By Bob Stevens, the Muddled Male
Well Ann, my wife, finally won and we moved off the hill. You would think that moving for us would be a snap since we have moved thirteen times in our sixty years of marriage. But looking back it is obvious that a series of moves over time doesn't make the next move any easier. Time and the temptation to hoard conspire to make every succeeding move more difficult.
When we were first married everything we owned fit in the back seat and trunk of a small car and could be moved in one trip. The next move required us to add Ann’s dad and his old International pickup along with our small car. Two relocations later the move had escalated to needing Ann’s parents to pull a trailer full of our things behind their Desoto. Our moves after that escalated from needing a small Uhaul, to needing a large Uhaul, to needing multiple large Uhauls. Aging, I have decided, infects us with the tendency to accumulate stuff. While that is what helps keep our economy humming, it also puts us in a situation where moving to a different home is only possible if each home is larger (and more expensive) than the preceding home so that there is room both for all the old stuff we haul from our previous house and the new stuff that we will inevitably buy each time we discover something we can’t live without.
One of our tougher moves, as I remember, was the time we sold a house we had been living in for more than twenty years and were within three years of having the mortgage paid off. That was the same home that we had purchased for $16,000 with monthly payments of $121/month. Then we moved into a larger home that we purchased for $127,000. It came with a thirty year, $83,000 mortgage, payments of more than $800/month, and lots of storage space for more stuff. I was physically sick during the entire transaction and Ann had to do the move without me. Luckily she had help from her sister and brother-in-law, because I was emotionally incapacitated and spent my time curled up in the fetal position, laying on the floor, whimpering.
Well this time we were moving from a large home to a smaller home with a smaller mortgage and smaller monthly payments, but I was still incapacitated. The cause of this move’s anguish was old age and fear of a hernia. Luckily our son still has big muscles and an innate skill for packing miscellaneous and odd sized things in a way that keeps them from shifting and rattling around the truck as we careen down Logan Canyon on the way to our new home. We also had help from other family members who are blessed with the special skills needed to shepherd Ann and I through this very painful experience. Our youngest daughter “The Bully,” for example, is a take-charge type who keeps things moving while constantly barking out commands like, “You don’t need that any more, just get rid of it” as she quickly stuffs things randomly into boxes based on fit, not the order in which we might need to use them once we are in our new home. To make things more stressful the Bully was working with her tutor, Ann’s niece, who was also stuffing and giving orders to keep the move progressing quickly forward. Ann and I just wandered aimlessly from room to room ringing our hands and whimpering, “Oh what have we done, oh what have we done” which didn't really accomplish anything except to keep us out of everyone else’s way.
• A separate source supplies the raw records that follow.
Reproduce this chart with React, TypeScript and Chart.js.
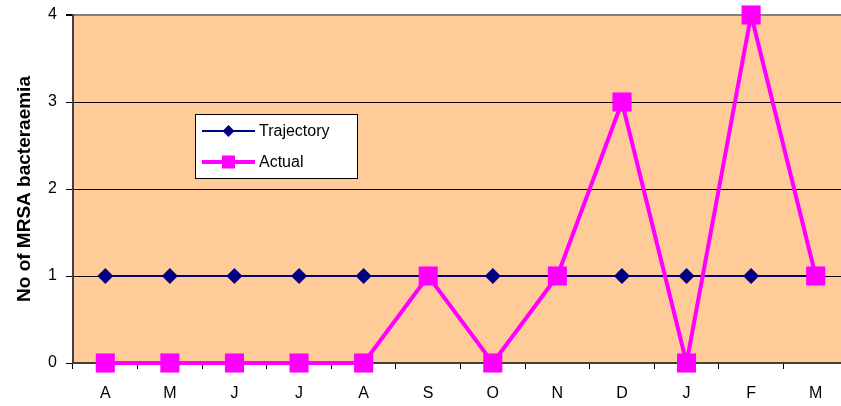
import { useEffect, useRef } from "react";
import { Chart, registerables } from "chart.js";

Chart.register(...registerables);

// Monthly categories (April to March)
const months = ["A", "M", "J", "J", "A", "S", "O", "N", "D", "J", "F", "M"];
// Planned trajectory per month
const trajectory = [1, 1, 1, 1, 1, 1, 1, 1, 1, 1, 1, 1];
// Actual cases per month
const actual = [0, 0, 0, 0, 0, 1, 0, 1, 3, 0, 4, 1];

const seriesNames = ["Trajectory", "Actual"];
const yAxisTitle = "No of MRSA bacteraemia";

const FONT = "'Liberation Sans', Arial, sans-serif";
const NAVY = "#000080";
const MAGENTA = "#FF00FF";
const PLOT_BG = "#FFCC99";

// Fills the plot area with the peach background
const plotBackground = {
  id: "plotBackground",
  beforeDraw(chart: any) {
    const { ctx, chartArea } = chart;
    ctx.save();
    ctx.fillStyle = PLOT_BG;
    ctx.fillRect(chartArea.left, chartArea.top, chartArea.right - chartArea.left, chartArea.bottom - chartArea.top);
    ctx.restore();
  },
};

// Boxed legend sitting inside the plot area
const boxedLegend = {
  id: "boxedLegend",
  afterDraw(chart: any) {
    const { ctx, chartArea } = chart;
    const x0 = chartArea.left + 122;
    const y0 = chartArea.top + 99;
    const w = 162;
    const h = 64;
    ctx.save();
    ctx.fillStyle = "#FFFFFF";
    ctx.fillRect(x0, y0, w, h);
    ctx.strokeStyle = "#000000";
    ctx.lineWidth = 1;
    ctx.strokeRect(x0 + 0.5, y0 + 0.5, w, h);

    const rows = [
      { name: seriesNames[0], color: NAVY, lw: 2, marker: "diamond", y: y0 + 17 },
      { name: seriesNames[1], color: MAGENTA, lw: 4, marker: "square", y: y0 + 48 },
    ];
    for (const r of rows) {
      const lx1 = x0 + 7;
      const lx2 = x0 + 60;
      const mx = (lx1 + lx2) / 2;
      ctx.strokeStyle = r.color;
      ctx.lineWidth = r.lw;
      ctx.beginPath();
      ctx.moveTo(lx1, r.y);
      ctx.lineTo(lx2, r.y);
      ctx.stroke();
      ctx.fillStyle = r.color;
      if (r.marker === "diamond") {
        ctx.beginPath();
        ctx.moveTo(mx - 6, r.y);
        ctx.lineTo(mx, r.y - 6);
        ctx.lineTo(mx + 6, r.y);
        ctx.lineTo(mx, r.y + 6);
        ctx.closePath();
        ctx.fill();
      } else {
        ctx.fillRect(mx - 6.5, r.y - 6.5, 13, 13);
      }
      ctx.fillStyle = "#000000";
      ctx.font = `16px ${FONT}`;
      ctx.textBaseline = "middle";
      ctx.textAlign = "left";
      ctx.fillText(r.name, x0 + 64, r.y + 1);
    }
    ctx.restore();
  },
};

export default function App() {
  const canvasRef = useRef<HTMLCanvasElement | null>(null);

  useEffect(() => {
    const canvas = canvasRef.current;
    if (!canvas) return;
    const chart = new Chart(canvas, {
      type: "line",
      data: {
        labels: months,
        datasets: [
          {
            label: seriesNames[0],
            data: trajectory,
            borderColor: NAVY,
            backgroundColor: NAVY,
            borderWidth: 2,
            pointStyle: "rectRot",
            pointRadius: 8,
            pointBorderWidth: 0,
            pointBackgroundColor: NAVY,
            tension: 0,
            clip: false as any,
            order: 1,
          },
          {
            label: seriesNames[1],
            data: actual,
            borderColor: MAGENTA,
            backgroundColor: MAGENTA,
            borderWidth: 4,
            pointStyle: "rect",
            pointRadius: 13.5,
            pointBorderWidth: 0,
            pointBackgroundColor: MAGENTA,
            tension: 0,
            clip: false as any,
            order: 0,
          },
        ],
      },
      options: {
        responsive: false,
        animation: false,
        devicePixelRatio: 1,
        layout: { autoPadding: false, padding: { top: 15, right: 0, bottom: 0, left: 0 } },
        plugins: {
          legend: { display: false },
          tooltip: { enabled: false },
        },
        scales: {
          x: {
            type: "category",
            offset: true,
            grid: {
              display: true,
              offset: true,
              drawOnChartArea: false,
              drawTicks: true,
              tickLength: 6,
              tickColor: "#000000",
            },
            border: { color: "#404040", width: 2 },
            ticks: {
              color: "#000000",
              font: { family: FONT, size: 16 },
              padding: 15,
              maxRotation: 0,
              autoSkip: false,
            },
            afterFit: (s: any) => {
              s.height = 43;
              s.paddingLeft = 0;
              s.paddingRight = 0;
            },
          },
          y: {
            min: 0,
            max: 4,
            ticks: {
              stepSize: 1,
              color: "#000000",
              font: { family: FONT, size: 16 },
              padding: 9,
            },
            grid: {
              color: (c: any) =>
                c.tick && c.tick.value === 4 ? "#808080" : c.tick && c.tick.value === 0 ? "rgba(0,0,0,0)" : "#000000",
              lineWidth: (c: any) => (c.tick && c.tick.value === 4 ? 2 : 1),
              tickColor: "#000000",
              tickLength: 7,
            },
            border: { color: "#404040", width: 2 },
            title: {
              display: true,
              text: yAxisTitle,
              color: "#000000",
              font: { family: FONT, size: 19, weight: "bold" },
              padding: { top: 13, bottom: 0 },
            },
            afterFit: (s: any) => {
              s.width = 73;
              s.paddingTop = 0;
              s.paddingBottom = 0;
            },
          },
        },
      },
      plugins: [plotBackground, boxedLegend],
    });
    return () => chart.destroy();
  }, []);

  return (
    <div
      style={{
        position: "fixed",
        left: 0,
        top: 0,
        width: 841,
        height: 406,
        overflow: "hidden",
        background: "#FFFFFF",
      }}
    >
      <canvas ref={canvasRef} width={848} height={406} style={{ display: "block" }} />
    </div>
  );
}
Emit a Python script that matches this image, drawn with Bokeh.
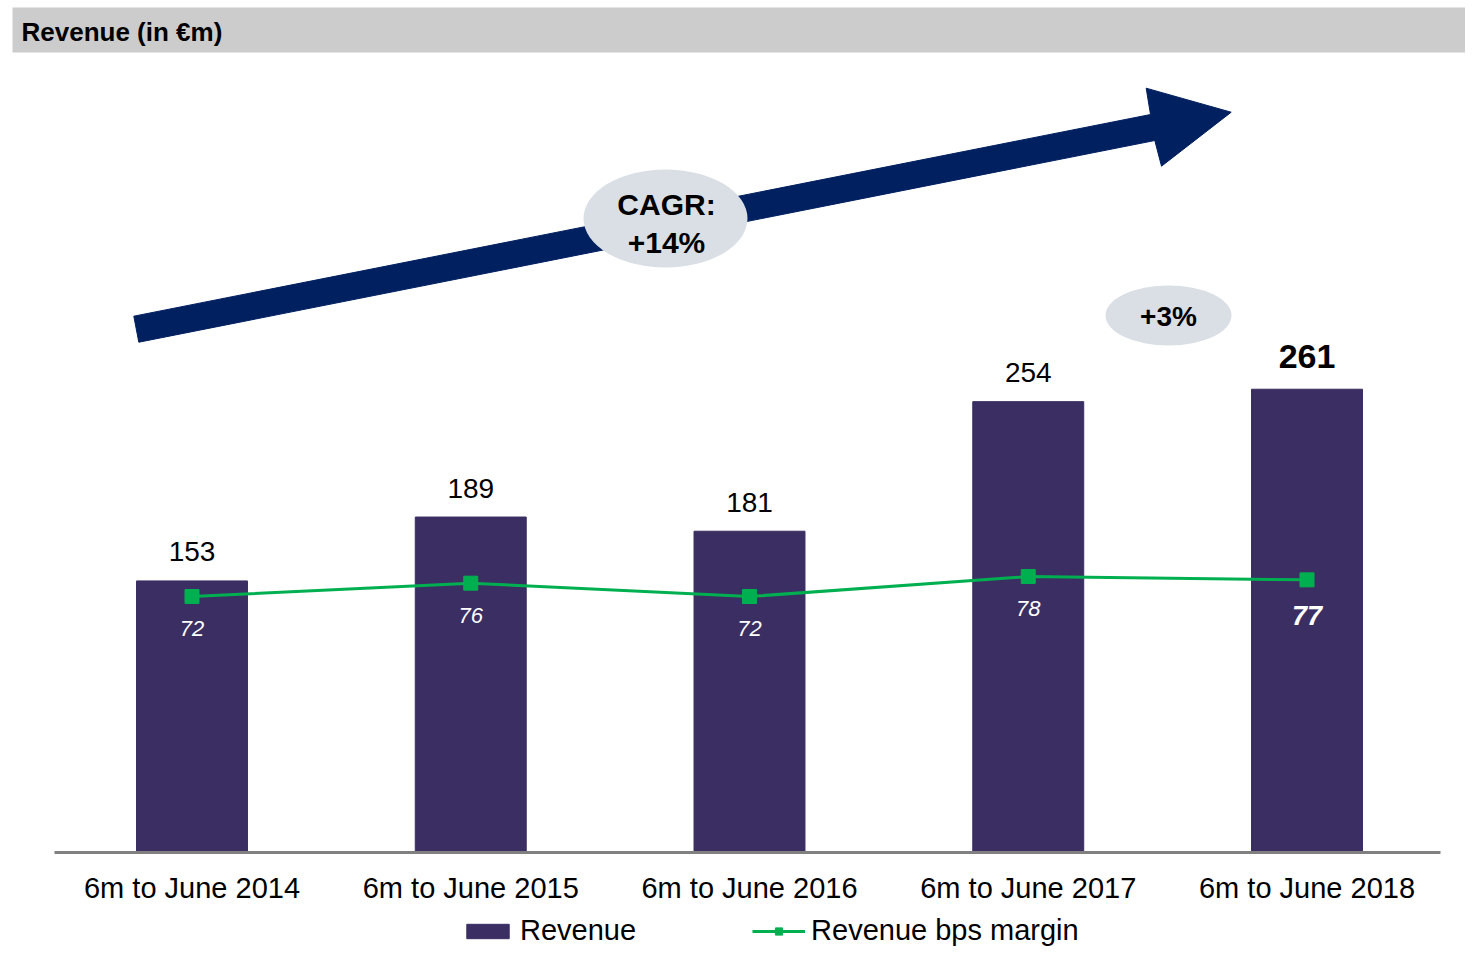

So now we sit here in our new home with a garage full of boxes plus more boxes scattered throughout our living space, and we don’t know what is in any one of them. To add to the challenge they are marked with cryptic notes like Miscellaneous Den Stuff, or Electronic Things from Dad’s Closet. The biggest challenge of all, however, comes when a random box is opened to reveal something that we didn’t remember we had, we can’t remember ever needing one in the eight years we lived here, but now we know we have it we are convinced that we better find a place to store it in case we need it in the future.
One thing positive that came from the move is that my friend, the Professor, gave me a bright red Tee shirt with a Logo printed on the front that said, “QUESTION AUTHORITY BUT DO NOT QUESTION BOB.” The other day I stopped in at McDonalds for a sandwich and when the young lady behind the counter told me the cost and collected my money she failed to ask me for my name so that she could call to me when our order was ready. As I walked away wondering she said, “I assume your name is Bob?” And now everyone in town knows me as Bob which, Ann says, is better than calling me Boob, like she does. Just as long as they don’t find out that other name the Professor gave me, “Hombre Confuso.”